▶ **WRITTEN PROBLEM**
Among the lines of data below, reproduce only those from the one with "What React, TypeScript" through the one with "Chart.register(...registerables);", exactly as they stand, both ends included.

▶ **DATA LISTING**
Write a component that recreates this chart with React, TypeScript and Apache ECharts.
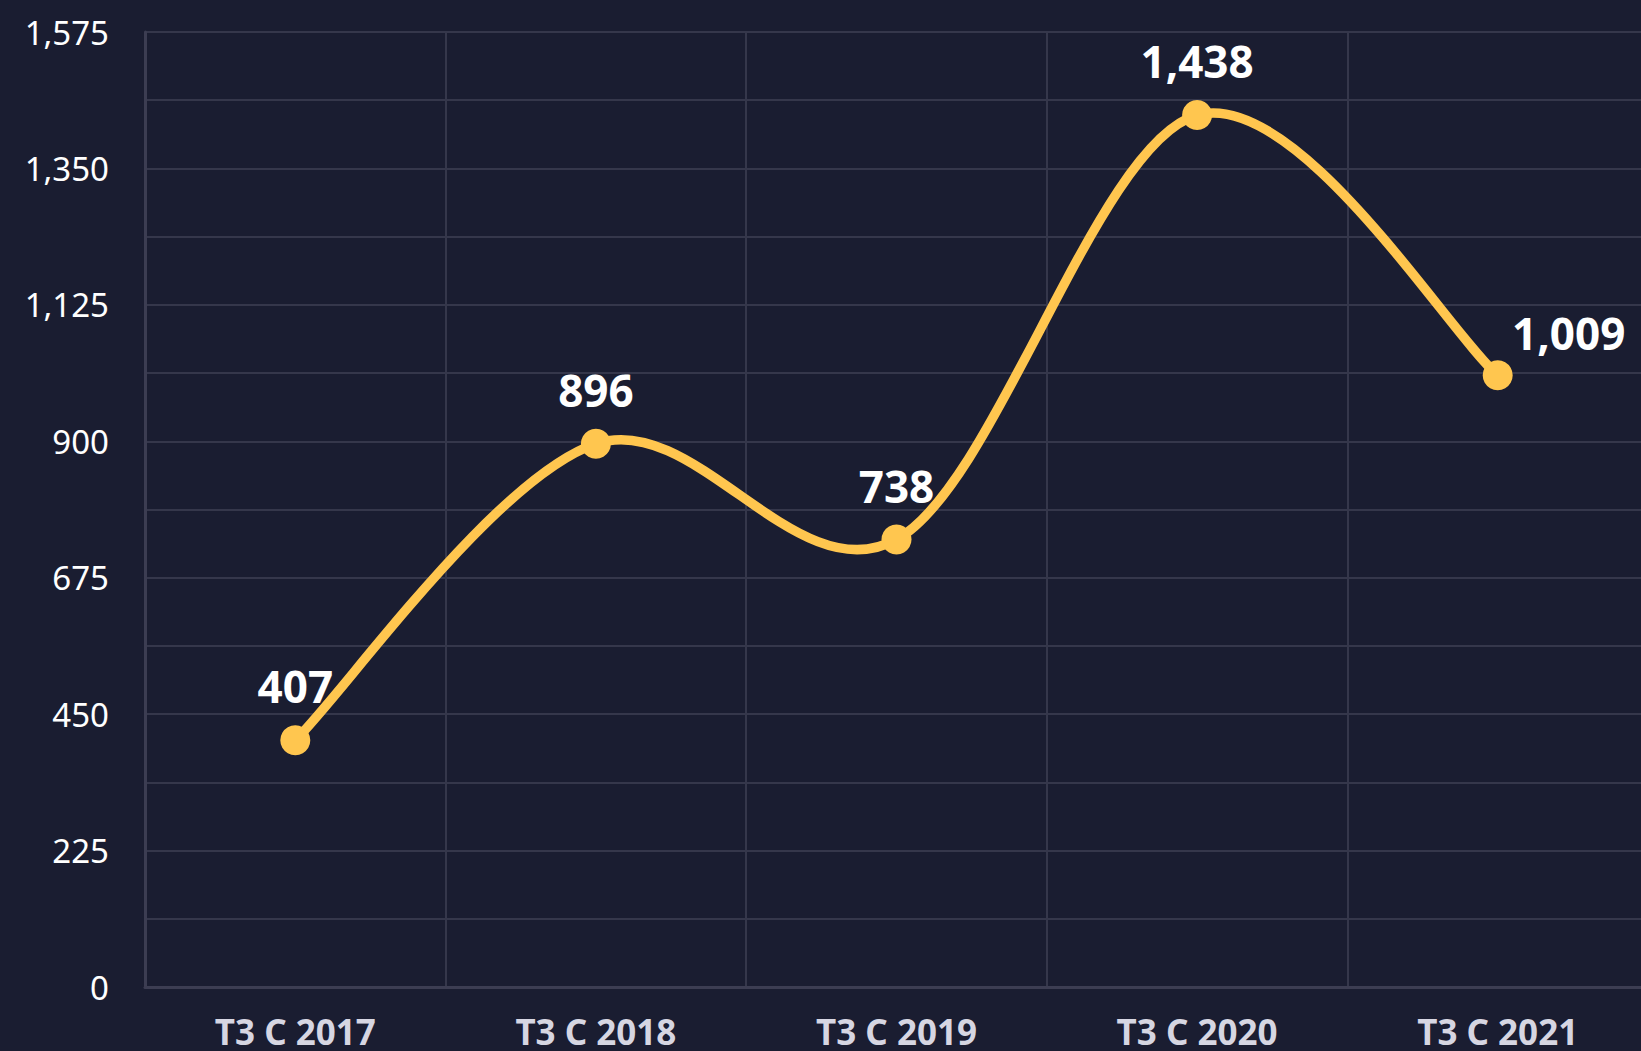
---
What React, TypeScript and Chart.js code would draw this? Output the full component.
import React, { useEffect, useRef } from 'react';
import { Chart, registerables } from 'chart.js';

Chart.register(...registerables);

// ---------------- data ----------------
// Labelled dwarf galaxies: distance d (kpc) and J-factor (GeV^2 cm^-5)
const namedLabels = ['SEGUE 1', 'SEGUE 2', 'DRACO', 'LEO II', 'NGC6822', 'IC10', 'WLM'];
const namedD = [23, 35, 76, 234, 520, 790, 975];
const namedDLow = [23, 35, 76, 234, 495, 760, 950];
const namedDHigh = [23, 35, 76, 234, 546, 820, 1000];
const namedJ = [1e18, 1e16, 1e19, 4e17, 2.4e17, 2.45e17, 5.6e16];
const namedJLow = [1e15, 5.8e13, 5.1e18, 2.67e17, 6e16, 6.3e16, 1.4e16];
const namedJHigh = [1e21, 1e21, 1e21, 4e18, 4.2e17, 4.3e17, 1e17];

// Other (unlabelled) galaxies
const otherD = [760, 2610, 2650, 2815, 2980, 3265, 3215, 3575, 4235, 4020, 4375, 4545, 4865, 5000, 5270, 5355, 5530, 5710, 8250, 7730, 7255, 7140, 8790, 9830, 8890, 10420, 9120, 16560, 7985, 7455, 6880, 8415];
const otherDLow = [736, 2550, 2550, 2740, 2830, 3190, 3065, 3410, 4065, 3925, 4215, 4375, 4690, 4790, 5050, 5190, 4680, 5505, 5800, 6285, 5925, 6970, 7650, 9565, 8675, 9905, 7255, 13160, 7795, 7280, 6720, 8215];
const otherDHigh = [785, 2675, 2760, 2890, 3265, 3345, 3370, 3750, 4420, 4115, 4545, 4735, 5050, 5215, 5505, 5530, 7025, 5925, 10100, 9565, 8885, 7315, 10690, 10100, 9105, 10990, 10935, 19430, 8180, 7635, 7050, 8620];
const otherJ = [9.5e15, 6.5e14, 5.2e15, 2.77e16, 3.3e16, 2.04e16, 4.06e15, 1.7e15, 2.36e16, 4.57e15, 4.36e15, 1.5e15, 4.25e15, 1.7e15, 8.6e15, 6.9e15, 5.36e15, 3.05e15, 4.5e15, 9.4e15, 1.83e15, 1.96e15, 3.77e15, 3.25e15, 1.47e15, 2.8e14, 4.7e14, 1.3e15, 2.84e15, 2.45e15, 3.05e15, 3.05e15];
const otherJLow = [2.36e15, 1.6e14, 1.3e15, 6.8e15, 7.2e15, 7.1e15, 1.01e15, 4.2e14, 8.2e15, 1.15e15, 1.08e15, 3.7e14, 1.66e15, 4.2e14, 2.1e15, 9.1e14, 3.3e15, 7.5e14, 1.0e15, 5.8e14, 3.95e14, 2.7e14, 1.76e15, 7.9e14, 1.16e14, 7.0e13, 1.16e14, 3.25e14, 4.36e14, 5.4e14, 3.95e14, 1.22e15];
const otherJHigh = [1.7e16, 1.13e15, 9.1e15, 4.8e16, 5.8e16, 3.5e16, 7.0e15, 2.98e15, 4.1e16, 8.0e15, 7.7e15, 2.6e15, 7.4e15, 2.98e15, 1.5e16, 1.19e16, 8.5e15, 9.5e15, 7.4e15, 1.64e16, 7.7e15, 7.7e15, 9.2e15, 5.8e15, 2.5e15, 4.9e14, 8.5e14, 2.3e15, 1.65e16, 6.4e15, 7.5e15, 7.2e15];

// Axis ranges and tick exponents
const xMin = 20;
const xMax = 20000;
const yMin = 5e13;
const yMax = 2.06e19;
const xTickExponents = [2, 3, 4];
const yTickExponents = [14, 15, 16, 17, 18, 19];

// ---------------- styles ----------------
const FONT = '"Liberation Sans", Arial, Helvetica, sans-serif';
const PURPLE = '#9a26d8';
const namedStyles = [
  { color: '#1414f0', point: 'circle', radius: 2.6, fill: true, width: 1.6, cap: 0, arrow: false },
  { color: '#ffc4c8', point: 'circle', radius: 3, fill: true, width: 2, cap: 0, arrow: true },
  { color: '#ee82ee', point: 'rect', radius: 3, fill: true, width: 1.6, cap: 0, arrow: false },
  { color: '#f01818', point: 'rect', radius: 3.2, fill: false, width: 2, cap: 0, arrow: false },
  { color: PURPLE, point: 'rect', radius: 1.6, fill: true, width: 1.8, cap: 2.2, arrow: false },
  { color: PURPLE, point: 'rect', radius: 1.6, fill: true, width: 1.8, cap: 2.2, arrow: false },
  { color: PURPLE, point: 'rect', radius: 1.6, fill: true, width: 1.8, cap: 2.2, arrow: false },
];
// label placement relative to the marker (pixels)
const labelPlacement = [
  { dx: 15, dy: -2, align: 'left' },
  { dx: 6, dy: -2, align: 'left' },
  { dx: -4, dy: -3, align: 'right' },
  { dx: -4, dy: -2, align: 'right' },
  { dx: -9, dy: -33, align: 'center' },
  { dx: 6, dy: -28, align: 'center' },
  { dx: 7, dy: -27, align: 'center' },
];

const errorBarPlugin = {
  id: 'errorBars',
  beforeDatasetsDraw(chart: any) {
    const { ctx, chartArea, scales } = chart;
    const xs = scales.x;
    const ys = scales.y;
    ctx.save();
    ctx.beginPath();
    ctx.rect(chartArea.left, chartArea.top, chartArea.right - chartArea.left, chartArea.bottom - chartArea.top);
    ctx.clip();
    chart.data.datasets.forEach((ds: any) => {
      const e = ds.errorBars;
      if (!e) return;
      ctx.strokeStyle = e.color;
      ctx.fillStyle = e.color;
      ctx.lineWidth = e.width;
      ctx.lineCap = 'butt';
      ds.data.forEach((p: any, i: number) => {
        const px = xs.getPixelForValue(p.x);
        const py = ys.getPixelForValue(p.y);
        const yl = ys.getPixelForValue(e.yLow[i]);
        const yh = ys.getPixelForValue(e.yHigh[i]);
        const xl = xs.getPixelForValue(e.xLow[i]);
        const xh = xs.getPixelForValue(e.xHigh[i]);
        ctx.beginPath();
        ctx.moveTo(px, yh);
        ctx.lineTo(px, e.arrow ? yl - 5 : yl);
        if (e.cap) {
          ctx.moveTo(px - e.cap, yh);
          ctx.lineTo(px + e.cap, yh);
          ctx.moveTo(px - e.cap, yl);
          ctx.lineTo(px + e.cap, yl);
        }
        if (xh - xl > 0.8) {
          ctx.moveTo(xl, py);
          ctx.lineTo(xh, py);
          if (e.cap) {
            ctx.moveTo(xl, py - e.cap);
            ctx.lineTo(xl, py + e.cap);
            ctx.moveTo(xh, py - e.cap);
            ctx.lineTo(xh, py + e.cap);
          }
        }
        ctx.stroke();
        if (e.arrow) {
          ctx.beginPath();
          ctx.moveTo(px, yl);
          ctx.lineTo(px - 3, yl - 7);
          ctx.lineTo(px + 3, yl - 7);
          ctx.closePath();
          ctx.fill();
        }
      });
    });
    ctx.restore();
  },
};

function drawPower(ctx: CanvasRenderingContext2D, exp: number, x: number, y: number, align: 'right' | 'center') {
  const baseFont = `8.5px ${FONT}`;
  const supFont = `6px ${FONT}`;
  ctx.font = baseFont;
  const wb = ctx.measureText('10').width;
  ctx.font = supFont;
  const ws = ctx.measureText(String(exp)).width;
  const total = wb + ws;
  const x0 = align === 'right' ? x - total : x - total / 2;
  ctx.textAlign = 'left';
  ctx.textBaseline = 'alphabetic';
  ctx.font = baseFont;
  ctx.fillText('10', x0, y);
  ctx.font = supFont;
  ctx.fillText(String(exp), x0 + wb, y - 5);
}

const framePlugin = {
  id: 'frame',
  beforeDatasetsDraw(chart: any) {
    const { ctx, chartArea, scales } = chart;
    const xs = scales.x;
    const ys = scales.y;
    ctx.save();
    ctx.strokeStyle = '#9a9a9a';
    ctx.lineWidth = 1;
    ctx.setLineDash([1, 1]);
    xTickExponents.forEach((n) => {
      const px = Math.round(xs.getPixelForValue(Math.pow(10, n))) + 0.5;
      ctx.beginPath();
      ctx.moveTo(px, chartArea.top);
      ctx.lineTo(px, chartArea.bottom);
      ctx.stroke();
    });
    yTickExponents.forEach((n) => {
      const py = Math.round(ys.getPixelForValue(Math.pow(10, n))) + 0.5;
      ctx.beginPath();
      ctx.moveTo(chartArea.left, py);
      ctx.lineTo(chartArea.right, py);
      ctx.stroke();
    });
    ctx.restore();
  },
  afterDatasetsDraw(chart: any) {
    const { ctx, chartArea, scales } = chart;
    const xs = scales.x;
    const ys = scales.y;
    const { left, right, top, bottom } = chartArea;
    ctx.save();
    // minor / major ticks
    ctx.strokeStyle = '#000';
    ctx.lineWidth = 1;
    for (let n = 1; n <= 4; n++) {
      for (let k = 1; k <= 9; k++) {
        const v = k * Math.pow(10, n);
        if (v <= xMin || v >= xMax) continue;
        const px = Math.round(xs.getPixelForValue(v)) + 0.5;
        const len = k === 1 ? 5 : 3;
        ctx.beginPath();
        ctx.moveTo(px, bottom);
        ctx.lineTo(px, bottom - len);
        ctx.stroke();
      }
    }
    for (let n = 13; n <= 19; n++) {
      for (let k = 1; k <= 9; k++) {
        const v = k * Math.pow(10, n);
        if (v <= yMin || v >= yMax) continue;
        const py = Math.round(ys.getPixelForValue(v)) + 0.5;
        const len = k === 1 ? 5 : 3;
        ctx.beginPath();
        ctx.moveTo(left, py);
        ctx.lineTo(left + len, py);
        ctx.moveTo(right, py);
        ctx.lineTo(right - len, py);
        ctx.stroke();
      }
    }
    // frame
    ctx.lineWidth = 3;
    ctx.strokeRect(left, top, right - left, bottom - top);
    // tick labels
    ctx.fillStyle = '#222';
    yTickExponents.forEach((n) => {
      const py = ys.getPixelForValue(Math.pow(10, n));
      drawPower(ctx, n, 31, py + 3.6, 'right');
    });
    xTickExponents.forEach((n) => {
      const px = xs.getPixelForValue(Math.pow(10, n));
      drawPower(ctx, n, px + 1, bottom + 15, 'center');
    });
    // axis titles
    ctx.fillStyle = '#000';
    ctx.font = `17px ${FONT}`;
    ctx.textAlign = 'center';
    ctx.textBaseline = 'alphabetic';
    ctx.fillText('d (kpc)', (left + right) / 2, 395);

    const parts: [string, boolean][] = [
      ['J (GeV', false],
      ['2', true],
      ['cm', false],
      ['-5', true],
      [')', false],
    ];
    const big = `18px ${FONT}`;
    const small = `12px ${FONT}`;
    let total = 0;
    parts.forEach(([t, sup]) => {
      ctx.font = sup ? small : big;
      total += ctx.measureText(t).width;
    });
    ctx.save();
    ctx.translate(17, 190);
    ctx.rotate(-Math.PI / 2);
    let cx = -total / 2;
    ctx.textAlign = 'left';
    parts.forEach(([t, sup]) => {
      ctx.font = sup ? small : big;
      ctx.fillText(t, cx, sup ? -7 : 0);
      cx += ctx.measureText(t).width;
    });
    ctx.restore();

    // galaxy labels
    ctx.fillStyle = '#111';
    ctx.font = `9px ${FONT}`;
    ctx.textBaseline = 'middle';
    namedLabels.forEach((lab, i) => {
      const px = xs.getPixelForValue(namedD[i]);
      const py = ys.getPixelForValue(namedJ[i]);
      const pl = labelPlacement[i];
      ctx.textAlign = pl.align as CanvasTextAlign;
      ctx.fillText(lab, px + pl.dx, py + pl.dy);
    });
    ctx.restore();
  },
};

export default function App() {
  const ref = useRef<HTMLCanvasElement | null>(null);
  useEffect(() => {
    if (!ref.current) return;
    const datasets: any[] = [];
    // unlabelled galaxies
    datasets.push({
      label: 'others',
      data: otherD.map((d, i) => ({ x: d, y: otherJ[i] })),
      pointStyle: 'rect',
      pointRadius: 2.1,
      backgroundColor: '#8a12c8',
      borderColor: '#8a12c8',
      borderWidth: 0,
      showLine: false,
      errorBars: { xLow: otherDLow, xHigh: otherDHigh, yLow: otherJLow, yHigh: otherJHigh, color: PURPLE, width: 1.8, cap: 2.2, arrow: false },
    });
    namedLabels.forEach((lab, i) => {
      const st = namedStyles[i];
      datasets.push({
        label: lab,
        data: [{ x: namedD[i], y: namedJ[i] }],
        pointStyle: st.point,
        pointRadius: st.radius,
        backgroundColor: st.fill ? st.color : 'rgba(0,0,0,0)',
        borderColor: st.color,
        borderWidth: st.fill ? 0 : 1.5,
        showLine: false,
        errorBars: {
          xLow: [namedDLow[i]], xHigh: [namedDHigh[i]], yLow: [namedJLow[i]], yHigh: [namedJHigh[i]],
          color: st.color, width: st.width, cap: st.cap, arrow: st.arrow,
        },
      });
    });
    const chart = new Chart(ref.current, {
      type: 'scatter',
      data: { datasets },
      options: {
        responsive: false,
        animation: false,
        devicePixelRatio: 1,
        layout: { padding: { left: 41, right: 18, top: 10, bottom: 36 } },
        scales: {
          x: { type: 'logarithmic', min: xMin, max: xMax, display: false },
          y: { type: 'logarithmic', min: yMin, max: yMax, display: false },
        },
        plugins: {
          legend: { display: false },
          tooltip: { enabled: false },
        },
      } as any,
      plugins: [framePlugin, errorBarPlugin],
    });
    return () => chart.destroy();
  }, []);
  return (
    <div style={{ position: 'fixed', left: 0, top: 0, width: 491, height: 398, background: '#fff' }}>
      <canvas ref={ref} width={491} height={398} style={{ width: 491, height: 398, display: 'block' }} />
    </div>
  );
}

▶ **OUTPUT FOR THIS EXERCISE**
What React, TypeScript and Chart.js code would draw this? Output the full component.
import React, { useEffect, useRef } from 'react';
import { Chart, registerables } from 'chart.js';

Chart.register(...registerables);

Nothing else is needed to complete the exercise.